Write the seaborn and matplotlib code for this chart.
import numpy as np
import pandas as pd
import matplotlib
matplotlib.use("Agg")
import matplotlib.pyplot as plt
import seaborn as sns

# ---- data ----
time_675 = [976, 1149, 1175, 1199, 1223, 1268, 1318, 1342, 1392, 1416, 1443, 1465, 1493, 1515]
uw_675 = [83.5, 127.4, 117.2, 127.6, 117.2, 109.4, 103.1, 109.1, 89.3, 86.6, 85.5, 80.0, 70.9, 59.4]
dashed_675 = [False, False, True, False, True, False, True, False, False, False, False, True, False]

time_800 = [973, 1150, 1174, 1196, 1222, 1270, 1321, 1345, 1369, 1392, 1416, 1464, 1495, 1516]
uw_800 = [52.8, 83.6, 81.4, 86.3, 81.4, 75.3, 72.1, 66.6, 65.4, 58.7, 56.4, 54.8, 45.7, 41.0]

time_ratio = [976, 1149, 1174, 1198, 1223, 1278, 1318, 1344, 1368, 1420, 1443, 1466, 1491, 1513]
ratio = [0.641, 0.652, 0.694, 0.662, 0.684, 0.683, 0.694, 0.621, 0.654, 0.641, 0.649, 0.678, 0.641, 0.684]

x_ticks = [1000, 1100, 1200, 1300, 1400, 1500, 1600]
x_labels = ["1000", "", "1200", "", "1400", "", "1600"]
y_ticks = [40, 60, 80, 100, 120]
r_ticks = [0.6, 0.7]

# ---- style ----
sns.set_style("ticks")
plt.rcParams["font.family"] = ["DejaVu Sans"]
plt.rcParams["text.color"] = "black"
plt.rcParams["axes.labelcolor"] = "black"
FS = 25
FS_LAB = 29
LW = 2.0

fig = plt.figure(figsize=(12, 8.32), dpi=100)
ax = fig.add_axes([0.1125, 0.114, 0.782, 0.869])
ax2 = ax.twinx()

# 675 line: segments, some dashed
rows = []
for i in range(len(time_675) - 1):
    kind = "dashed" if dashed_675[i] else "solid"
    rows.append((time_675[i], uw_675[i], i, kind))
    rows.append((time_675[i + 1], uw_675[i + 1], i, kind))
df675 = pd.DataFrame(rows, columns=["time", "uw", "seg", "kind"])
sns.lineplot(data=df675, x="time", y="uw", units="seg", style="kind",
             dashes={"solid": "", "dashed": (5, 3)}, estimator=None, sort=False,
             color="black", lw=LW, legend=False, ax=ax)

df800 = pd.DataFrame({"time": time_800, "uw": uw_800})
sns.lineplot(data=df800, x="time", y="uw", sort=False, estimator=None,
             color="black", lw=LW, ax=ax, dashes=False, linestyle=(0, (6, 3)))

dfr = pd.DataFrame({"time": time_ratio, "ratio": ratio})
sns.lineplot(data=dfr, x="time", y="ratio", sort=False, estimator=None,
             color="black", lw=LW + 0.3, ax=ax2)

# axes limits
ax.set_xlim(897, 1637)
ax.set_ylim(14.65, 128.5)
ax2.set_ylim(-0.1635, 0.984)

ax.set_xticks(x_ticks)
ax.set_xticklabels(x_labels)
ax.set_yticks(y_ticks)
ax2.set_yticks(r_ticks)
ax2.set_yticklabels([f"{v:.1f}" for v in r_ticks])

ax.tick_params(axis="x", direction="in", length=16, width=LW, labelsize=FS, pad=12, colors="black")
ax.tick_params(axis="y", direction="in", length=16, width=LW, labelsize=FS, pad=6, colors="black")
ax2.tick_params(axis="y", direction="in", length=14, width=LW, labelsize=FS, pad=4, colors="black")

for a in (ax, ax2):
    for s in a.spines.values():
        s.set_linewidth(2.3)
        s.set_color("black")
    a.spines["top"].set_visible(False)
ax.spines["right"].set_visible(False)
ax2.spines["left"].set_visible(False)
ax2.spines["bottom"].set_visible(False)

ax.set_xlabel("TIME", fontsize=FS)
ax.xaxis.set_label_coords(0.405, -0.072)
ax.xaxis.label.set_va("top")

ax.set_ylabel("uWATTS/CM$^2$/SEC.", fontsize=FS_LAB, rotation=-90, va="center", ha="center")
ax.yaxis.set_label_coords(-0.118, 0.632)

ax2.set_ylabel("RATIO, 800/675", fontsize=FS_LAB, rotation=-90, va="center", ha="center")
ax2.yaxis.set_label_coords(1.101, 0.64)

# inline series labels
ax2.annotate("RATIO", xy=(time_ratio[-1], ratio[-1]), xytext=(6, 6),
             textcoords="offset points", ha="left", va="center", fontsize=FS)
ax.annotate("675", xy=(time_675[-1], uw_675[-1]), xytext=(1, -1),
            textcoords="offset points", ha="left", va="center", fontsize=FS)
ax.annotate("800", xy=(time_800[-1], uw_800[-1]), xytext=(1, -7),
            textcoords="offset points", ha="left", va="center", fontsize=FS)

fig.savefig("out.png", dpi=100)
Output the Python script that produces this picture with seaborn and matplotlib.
- - -
▶ **Instruction**:
Lines from the beginning of the data above through the line containing "0.678, 0.641, 0.684]" are to be returned exactly, and no others.

▶ **Response to this exercise**:
Write the seaborn and matplotlib code for this chart.
import numpy as np
import pandas as pd
import matplotlib
matplotlib.use("Agg")
import matplotlib.pyplot as plt
import seaborn as sns

# ---- data ----
time_675 = [976, 1149, 1175, 1199, 1223, 1268, 1318, 1342, 1392, 1416, 1443, 1465, 1493, 1515]
uw_675 = [83.5, 127.4, 117.2, 127.6, 117.2, 109.4, 103.1, 109.1, 89.3, 86.6, 85.5, 80.0, 70.9, 59.4]
dashed_675 = [False, False, True, False, True, False, True, False, False, False, False, True, False]

time_800 = [973, 1150, 1174, 1196, 1222, 1270, 1321, 1345, 1369, 1392, 1416, 1464, 1495, 1516]
uw_800 = [52.8, 83.6, 81.4, 86.3, 81.4, 75.3, 72.1, 66.6, 65.4, 58.7, 56.4, 54.8, 45.7, 41.0]

time_ratio = [976, 1149, 1174, 1198, 1223, 1278, 1318, 1344, 1368, 1420, 1443, 1466, 1491, 1513]
ratio = [0.641, 0.652, 0.694, 0.662, 0.684, 0.683, 0.694, 0.621, 0.654, 0.641, 0.649, 0.678, 0.641, 0.684]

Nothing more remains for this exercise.